The Traditional & Khoi San Leadership Bill (TKLB) is an “unmitigated disaster for 18 million rural black South Africans – a third of SA – who are now transcribed as subjects rather than citizens,” added Josh Budlender from the Socio Economic Rights Institute (SERI).
LARC charged that two panel submissions on land reform – one chaired by former president Kgalema Motlanthe (2017) and the other by Ramaphosa’s own advisory panel (2019) – warned that “provisions of the Bill are in breach of fundamental constitutional rights.”
And it’s most damning claim: “No prior law in South African history, even during colonialism and apartheid, has enabled traditional leaders to dispossess people of their land rights without either their consent, or expropriation.”
LARC said numerous submissions warned that that the “Bill undermines the customary and informal property rights protected by Section 25(6) of the Constitution,” and negates the decision-making authority that is the “hallmark of citizenship for the 18 million South Africans living in the former homelands.”
It added that the timing of Ramaphosa signing the Bill into law now is questionable, and that the President had “strong legal grounds” to refer it back to Parliament.
“He chose to ignore these,” the land lobby group said.
Staying on the timing aspect, LARC said ” because many existing investment deals, particularly in mining, are legally precarious as the traditional councils that signed them were not legally compliant with the requirement to include some women and elected members.

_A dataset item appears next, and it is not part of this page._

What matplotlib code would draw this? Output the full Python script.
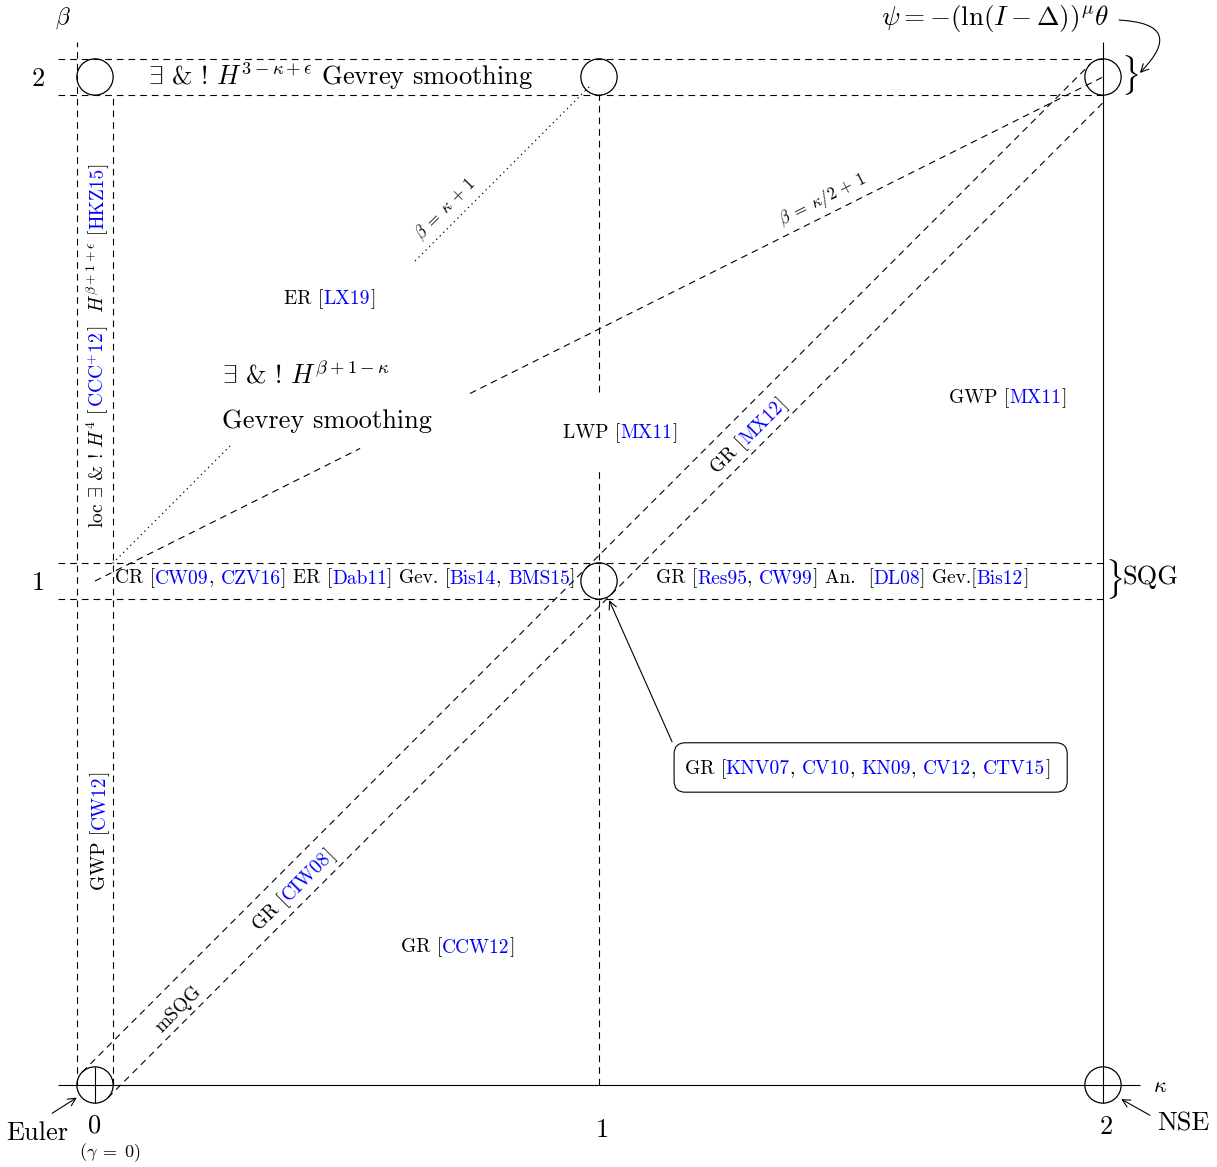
import matplotlib
matplotlib.use('Agg')
import matplotlib.pyplot as plt
from matplotlib.patches import Circle, FancyArrowPatch, FancyBboxPatch
import matplotlib.transforms as mtransforms
import numpy as np

plt.rcParams['font.family'] = 'cmr10'
plt.rcParams['mathtext.fontset'] = 'cm'
plt.rcParams['axes.formatter.use_mathtext'] = True

# ---------------- data -----------------
kappa_ticks = [0, 1, 2]
beta_ticks = [1, 2]
special_points = [(0, 0), (0, 2), (1, 2), (2, 2), (1, 1), (2, 0)]
R = 0.036                     # radius of the marked points
K, B = 'black', 'blue'

strip1_pieces = [("CR [", K), ("CW09", B), (", ", K), ("CZV16", B), ("] ER [", K),
                 ("Dab11", B), ("] Gev. [", K), ("Bis14", B), (", ", K), ("BMS15", B), ("]", K)]
strip2_pieces = [("GR [", K), ("Res95", B), (", ", K), ("CW99", B), ("] An.  [", K),
                 ("DL08", B), ("] Gev.[", K), ("Bis12", B), ("]", K)]
box_pieces = [("GR [", K), ("KNV07", B), (", ", K), ("CV10", B), (", ", K), ("KN09", B),
              (", ", K), ("CV12", B), (", ", K), ("CTV15", B), ("]", K)]
vert_pieces = [(r"loc $\exists$ & ! $H^4$ [", K), (r"$\mathrm{CCC}^{+}12$", B),
               (r"]  $H^{\beta+1+\epsilon}$ [", K), ("HKZ15", B), ("]", K)]
gwp_cw12 = [("GWP [", K), ("CW12", B), ("]", K)]
er_lx19 = [("ER [", K), ("LX19", B), ("]", K)]
lwp_mx11 = [("LWP [", K), ("MX11", B), ("]", K)]
gwp_mx11 = [("GWP [", K), ("MX11", B), ("]", K)]
gr_mx12 = [("GR [", K), ("MX12", B), ("]", K)]
gr_ciw08 = [("GR [", K), ("CIW08", B), ("]", K)]
gr_ccw12 = [("GR [", K), ("CCW12", B), ("]", K)]

# ---------------- figure -----------------
W, H, DPI = 1217, 1167, 100
PX = 504.0
X0, Y0 = 95, 1085
fig = plt.figure(figsize=(W / DPI, H / DPI), dpi=DPI)
ax = fig.add_axes([0, 0, 1, 1])
ax.set_xlim(-X0 / PX, (W - X0) / PX)
ax.set_ylim(-(H - Y0) / PX, Y0 / PX)
ax.set_axis_off()

BIG, SMALL, TINY = 19, 14, 12
LW = 0.8
DASH = (0, (6, 4.5))
DOT = (0, (1, 3))


def line(xs, ys, ls=DASH, lw=LW):
    ax.plot(xs, ys, color='k', lw=lw, ls=ls, dash_capstyle='butt', solid_capstyle='butt', zorder=2)


# solid axes
line([-0.073, 2.073], [0, 0], ls='-')
line([2, 2], [-R, 2.069], ls='-')
line([0, 0], [-R, R], ls='-')

# dashed strips
line([-R, -R], [0, 2.069])
line([R, R], [0, 2 - R])
for b in beta_ticks:
    line([-0.073, 2], [b + R, b + R])
    line([-0.073, 2], [b - R, b - R])
# kappa = 1 line (gap around LWP label)
line([1, 1], [0, 1.224])
line([1, 1], [1.375, 2 - R])

# tangent lines around beta = kappa
d = R / np.sqrt(2)
line([-d, 2 - d], [d, 2 + d])
line([d, 2], [-d, 2 - 2 * d])

# beta = kappa/2 + 1 (gap for text)
for k0, k1 in [(0, 0.526), (0.744, 2)]:
    line([k0, k1], [k0 / 2 + 1, k1 / 2 + 1])
# beta = kappa + 1 dotted (gap for text)
for k0, k1 in [(0.035, 0.268), (0.635, 0.982)]:
    line([k0, k1], [k0 + 1, k1 + 1], ls=DOT, lw=0.9)

for (x, y) in special_points:
    ax.add_patch(Circle((x, y), R, fill=False, lw=0.9, color='k', zorder=3))

# ---------------- rich text helper -----------------
renderer = fig.canvas.get_renderer()


def measure(s, fs):
    t = ax.text(0, 0, 'M' + s + 'M', fontsize=fs)
    w = t.get_window_extent(renderer).width
    t.remove()
    t = ax.text(0, 0, 'MM', fontsize=fs)
    w0 = t.get_window_extent(renderer).width
    t.remove()
    return w - w0


def rich(x, y, pieces, fs, rot=0, ha='center'):
    widths = [measure(s, fs) for s, c in pieces]
    total = sum(widths)
    th = np.deg2rad(rot)
    ux, uy = np.cos(th), np.sin(th)
    px, py = -np.sin(th), np.cos(th)
    fs_px = fs * DPI / 72.0
    cum = -total / 2 if ha == 'center' else 0.0
    bx, by = -0.34 * fs_px * px, -0.34 * fs_px * py
    for (s, c), w in zip(pieces, widths):
        tr = mtransforms.offset_copy(ax.transData, fig=fig, x=cum * ux + bx,
                                     y=cum * uy + by, units='dots')
        ax.text(x, y, s, fontsize=fs, color=c, rotation=rot, rotation_mode='anchor',
                ha='left', va='baseline', transform=tr, zorder=5)
        cum += w


# ---------------- tick labels -----------------
for b in beta_ticks:
    ax.text(-0.113, b - 0.018, str(b), fontsize=BIG, ha='center', va='baseline')
for k, yb in zip(kappa_ticks, [-0.095, -0.103, -0.097]):
    ax.text(k + (0.006 if k else 0), yb, str(k), fontsize=BIG, ha='center', va='baseline')
ax.text(-0.0635, 2.117, r'$\beta$', fontsize=17, ha='center', va='center')
ax.text(2.113, -0.003, r'$\kappa$', fontsize=16, ha='center', va='center')
ax.text(0.030, -0.135, r'$(\gamma\;=\;0)$', fontsize=13, ha='center', va='center')

ax.text(-0.115, -0.109, 'Euler', fontsize=BIG, ha='center', va='baseline')
ax.text(2.159, -0.091, 'NSE', fontsize=BIG, ha='center', va='baseline')
for a, b_ in [((-0.085, -0.056), (-0.036, -0.025)), ((2.093, -0.060), (2.036, -0.028))]:
    ax.add_patch(FancyArrowPatch(a, b_, arrowstyle='->', mutation_scale=14, lw=0.8,
                                 color='k', shrinkA=0, shrinkB=0, zorder=4))

# ---------------- big texts -----------------
ax.text(0.486, 1.984, r'$\exists$ & ! $H^{3-\kappa+\epsilon}$ Gevrey smoothing',
        fontsize=BIG, ha='center', va='baseline')
ax.text(1.786, 2.117, r'$\psi=-(\ln(I-\Delta))^{\mu}\theta$', fontsize=19.5,
        ha='center', va='center')
ax.add_patch(FancyArrowPatch((2.032, 2.113), (2.073, 2.008), connectionstyle='arc3,rad=-1.1',
                             arrowstyle='->', mutation_scale=14, lw=0.8, color='k',
                             shrinkA=0, shrinkB=0, zorder=4))
ax.text(2.054, 2.004, r'$\}$', fontsize=24, ha='center', va='center')
ax.text(2.021, 1.004, r'$\}$', fontsize=24, ha='center', va='center')
ax.text(2.038, 1.007, 'SQG', fontsize=BIG, ha='left', va='center')

ax.text(0.252, 1.391, r'$\exists$ & ! $H^{\beta+1-\kappa}$', fontsize=BIG, ha='left', va='baseline')
ax.text(0.252, 1.304, 'Gevrey smoothing', fontsize=BIG, ha='left', va='baseline')

# ---------------- small labels -----------------
rich(0.004, 1.468, vert_pieces, SMALL, rot=90)
rich(0.006, 0.506, gwp_cw12, SMALL, rot=90)
rich(0.466, 1.562, er_lx19, SMALL)
rich(1.042, 1.296, lwp_mx11, SMALL)
rich(1.812, 1.367, gwp_mx11, SMALL)
rich(1.296, 1.290, gr_mx12, SMALL, rot=45)
rich(0.393, 0.389, gr_ciw08, SMALL, rot=45)
rich(0.720, 0.276, gr_ccw12, SMALL)
rich(0.163, 0.153, [("mSQG", K)], SMALL, rot=45)
rich(0.694, 1.740, [(r"$\beta\;=\;\kappa\,+\,1$", K)], TINY, rot=45)
rich(1.444, 1.760, [(r"$\beta\;=\;\kappa/2\,+\,1$", K)], TINY, rot=np.degrees(np.arctan(0.5)))
rich(0.040, 1.008, strip1_pieces, SMALL, ha='left')
rich(1.113, 1.008, strip2_pieces, SMALL, ha='left')

# rounded box with arrow
ax.add_patch(FancyBboxPatch((1.149, 0.581), 0.780, 0.098,
                            boxstyle='round,pad=0,rounding_size=0.022',
                            fill=False, lw=0.8, ec='k', zorder=4))
rich(1.533, 0.630, box_pieces, SMALL)
ax.add_patch(FancyArrowPatch((1.145, 0.681), (1.020, 0.962), arrowstyle='->',
                             mutation_scale=14, lw=0.8, color='k', shrinkA=0, shrinkB=0, zorder=4))

fig.savefig('out.png', dpi=DPI)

“The Bill attempts to ‘remove’ the consequence of legal invalidity for councils that fail to ‘transform'”
What is at Stake
LARC says rge TKLB seeks to provide a “veneer of legality” to partnerships of “extraordinary greed and complicity that already exists between government and the mining sector.”

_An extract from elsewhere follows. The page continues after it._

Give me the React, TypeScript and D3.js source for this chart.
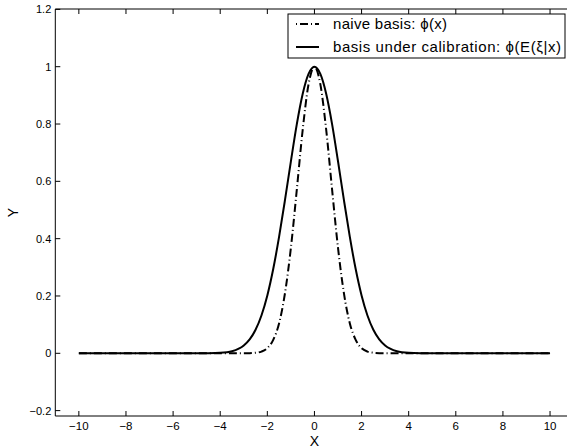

It says the TKLB will will repeal and replace already enabled dispossession and thus deppen inequality, while shattering any hopes of social cohesion by “defaulting to the racially inscribed boundaries of the former homelands.”
This precarious status quo is illustrated by the ever-increasing scale of violent protest around mining in the former homelands.
The Minerals Council reported 330 incidents of violent protest in the first 6 months of this year in a relatively small part of Limpopo, Daily Maverick reported this week.
The same area saw 260 protests in 2018.
In response, the Minerals Council and the police plan to set up a joint operations centre in the region (the Eastern Limb of the platinum Belt).
In the Eastern Cape the police have been rolling out police stations located in the palaces of traditional leaders.
Last year, the national police commissioner revealed that about 14 740 crowd-related incidents take place in South Africa yearly.
“Of that number, our estimates are that about 35 protests take place in mining communities every month. This means 2.8% of the service delivery protests are mining-related,” General Khehla Sitole said.
“When law enables dispossession without consent or expropriation, as the TKLB permits, violence, including state violence, is the inevitable consequence,” LARC said.
“In the case of the TKLB, it is a consequence that the president could have prevented.”